Historically, the WAP has only allowed energy efficiency measures, but the Department of Energy recently authorized CEO to be the first state to integrate rooftop solar into weatherization services. This project with ERC and Colorado Springs Utilities will demonstrate the feasibility of combining energy efficiency measures with rooftop solar offerings to help reduce utility bills for residents most in need — those paying more than 4 percent of household income on energy costs.
“The impact of this project is threefold: it addresses energy burdens by reducing both home heating and electric costs; it enhances opportunities for distributed generation; and it demonstrates the viability of rooftop solar offerings for low-income households,” said Joseph Pereira, Director of Low-Income Energy Services for the Colorado Energy Office. “We appreciate the Department of Energy’s receptiveness to this innovation in the program and the forward-thinking efforts of our partners at Energy Resource Center and Colorado Springs Utilities as we explore the best use of solar to assist those in need.”

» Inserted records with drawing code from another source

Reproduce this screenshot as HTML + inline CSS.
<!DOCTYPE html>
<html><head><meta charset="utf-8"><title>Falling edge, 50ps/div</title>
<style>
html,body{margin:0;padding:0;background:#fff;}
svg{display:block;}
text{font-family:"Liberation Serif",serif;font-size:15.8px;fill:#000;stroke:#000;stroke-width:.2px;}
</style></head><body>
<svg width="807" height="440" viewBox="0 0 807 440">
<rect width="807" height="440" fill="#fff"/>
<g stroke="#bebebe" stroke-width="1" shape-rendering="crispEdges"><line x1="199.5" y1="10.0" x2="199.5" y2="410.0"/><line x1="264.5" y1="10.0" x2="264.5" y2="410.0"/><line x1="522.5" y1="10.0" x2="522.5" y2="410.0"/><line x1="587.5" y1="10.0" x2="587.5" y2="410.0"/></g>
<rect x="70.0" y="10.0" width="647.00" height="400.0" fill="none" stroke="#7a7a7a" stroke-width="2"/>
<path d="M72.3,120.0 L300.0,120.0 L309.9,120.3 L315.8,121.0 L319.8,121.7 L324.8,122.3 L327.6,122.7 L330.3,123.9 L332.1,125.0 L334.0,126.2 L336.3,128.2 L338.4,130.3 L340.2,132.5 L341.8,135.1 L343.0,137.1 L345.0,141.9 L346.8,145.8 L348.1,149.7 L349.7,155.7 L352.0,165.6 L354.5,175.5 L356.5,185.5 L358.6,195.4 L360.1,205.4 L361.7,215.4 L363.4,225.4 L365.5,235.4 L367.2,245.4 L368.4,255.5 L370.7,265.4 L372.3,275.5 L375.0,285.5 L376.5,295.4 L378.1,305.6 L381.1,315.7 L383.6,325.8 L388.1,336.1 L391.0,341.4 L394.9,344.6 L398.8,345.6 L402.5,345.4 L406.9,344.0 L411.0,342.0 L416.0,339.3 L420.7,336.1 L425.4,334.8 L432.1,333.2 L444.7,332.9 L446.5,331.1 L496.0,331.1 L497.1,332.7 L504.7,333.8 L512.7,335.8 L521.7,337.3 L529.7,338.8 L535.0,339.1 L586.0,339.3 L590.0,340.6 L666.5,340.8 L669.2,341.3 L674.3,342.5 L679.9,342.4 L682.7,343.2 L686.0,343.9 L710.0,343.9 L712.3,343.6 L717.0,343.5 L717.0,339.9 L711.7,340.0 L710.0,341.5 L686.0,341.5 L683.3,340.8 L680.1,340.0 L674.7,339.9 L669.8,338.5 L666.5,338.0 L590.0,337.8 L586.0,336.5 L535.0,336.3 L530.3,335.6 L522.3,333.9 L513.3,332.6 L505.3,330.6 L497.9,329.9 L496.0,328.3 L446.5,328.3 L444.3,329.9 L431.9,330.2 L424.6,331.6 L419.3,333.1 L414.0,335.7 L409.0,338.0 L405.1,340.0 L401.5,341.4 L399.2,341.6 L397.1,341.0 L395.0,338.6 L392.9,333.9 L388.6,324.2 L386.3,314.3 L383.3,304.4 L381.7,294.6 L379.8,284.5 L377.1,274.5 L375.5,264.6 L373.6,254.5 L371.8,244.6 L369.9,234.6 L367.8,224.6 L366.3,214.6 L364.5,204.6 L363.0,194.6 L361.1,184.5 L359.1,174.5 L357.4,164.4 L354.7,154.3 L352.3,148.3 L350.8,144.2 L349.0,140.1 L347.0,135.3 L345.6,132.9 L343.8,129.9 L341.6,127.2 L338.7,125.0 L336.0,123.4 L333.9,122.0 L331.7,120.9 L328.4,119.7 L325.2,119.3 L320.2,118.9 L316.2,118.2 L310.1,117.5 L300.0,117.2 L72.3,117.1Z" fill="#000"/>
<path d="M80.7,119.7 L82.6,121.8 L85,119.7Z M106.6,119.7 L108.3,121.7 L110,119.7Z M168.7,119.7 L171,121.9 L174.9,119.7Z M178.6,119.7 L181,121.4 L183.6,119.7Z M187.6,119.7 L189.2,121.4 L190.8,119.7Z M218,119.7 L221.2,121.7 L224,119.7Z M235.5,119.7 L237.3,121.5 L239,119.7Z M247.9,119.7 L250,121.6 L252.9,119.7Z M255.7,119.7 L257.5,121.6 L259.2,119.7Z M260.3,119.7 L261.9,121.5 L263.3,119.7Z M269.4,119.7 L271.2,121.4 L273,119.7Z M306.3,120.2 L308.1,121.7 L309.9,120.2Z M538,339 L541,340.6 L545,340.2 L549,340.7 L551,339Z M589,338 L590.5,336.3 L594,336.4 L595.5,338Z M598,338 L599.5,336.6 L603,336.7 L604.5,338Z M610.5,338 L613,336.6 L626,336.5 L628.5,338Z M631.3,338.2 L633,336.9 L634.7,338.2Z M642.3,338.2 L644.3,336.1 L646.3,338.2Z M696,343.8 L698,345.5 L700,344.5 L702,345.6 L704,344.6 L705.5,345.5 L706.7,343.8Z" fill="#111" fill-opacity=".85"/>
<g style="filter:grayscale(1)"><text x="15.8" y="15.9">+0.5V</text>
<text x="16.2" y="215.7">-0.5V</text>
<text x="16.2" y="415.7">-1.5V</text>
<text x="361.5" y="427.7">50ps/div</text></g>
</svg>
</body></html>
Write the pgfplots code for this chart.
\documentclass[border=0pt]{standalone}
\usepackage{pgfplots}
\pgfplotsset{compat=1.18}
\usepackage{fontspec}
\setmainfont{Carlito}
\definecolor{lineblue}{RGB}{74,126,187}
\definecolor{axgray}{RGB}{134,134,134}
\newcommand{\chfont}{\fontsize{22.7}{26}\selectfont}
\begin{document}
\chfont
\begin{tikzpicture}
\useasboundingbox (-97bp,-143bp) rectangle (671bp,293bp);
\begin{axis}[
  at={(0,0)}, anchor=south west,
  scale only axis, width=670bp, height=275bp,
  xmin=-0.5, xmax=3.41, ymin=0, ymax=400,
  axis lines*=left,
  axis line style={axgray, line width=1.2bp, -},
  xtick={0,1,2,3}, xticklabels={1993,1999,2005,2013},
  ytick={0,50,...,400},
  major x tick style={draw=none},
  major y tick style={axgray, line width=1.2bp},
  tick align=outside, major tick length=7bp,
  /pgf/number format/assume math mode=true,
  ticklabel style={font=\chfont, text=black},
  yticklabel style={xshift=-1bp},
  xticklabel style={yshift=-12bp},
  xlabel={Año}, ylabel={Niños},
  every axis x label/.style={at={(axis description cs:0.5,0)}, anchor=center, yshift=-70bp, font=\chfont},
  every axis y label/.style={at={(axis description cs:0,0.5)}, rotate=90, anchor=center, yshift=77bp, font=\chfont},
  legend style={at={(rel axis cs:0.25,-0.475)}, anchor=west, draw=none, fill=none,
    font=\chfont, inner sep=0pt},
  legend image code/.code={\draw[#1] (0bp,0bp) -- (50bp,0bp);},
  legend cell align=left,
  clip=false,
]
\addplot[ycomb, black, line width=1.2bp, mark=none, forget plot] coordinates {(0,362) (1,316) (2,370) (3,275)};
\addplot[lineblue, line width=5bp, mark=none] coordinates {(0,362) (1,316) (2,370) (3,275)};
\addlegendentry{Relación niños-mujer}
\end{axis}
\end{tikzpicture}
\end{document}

CEO partners with eight local agencies throughout the state to provide WAP services including ERC, which serves the counties of Denver, Jefferson, Douglas, Elbert, Teller, El Paso, Fremont, Saguache, Mineral, Rio Grande, Alamosa, Conejos and Costilla. ERC is the first weatherization agency in the state to pilot the installation of rooftop panels as part of its site-specific weatherization services. In addition to rooftop solar panels, the project home will receive insulation, storm windows, low-flow showerheads, LED bulbs and a refrigerator. These integrated measures will save an estimated $600 annually in energy costs.
“This family has struggled to pay high energy bills due to low household income,” said Howard Brooks, Executive Director of Energy Resource Center. “These improvements to their home are a game-changer; it allows the family to be safer, more comfortable, and more able to afford other necessities.”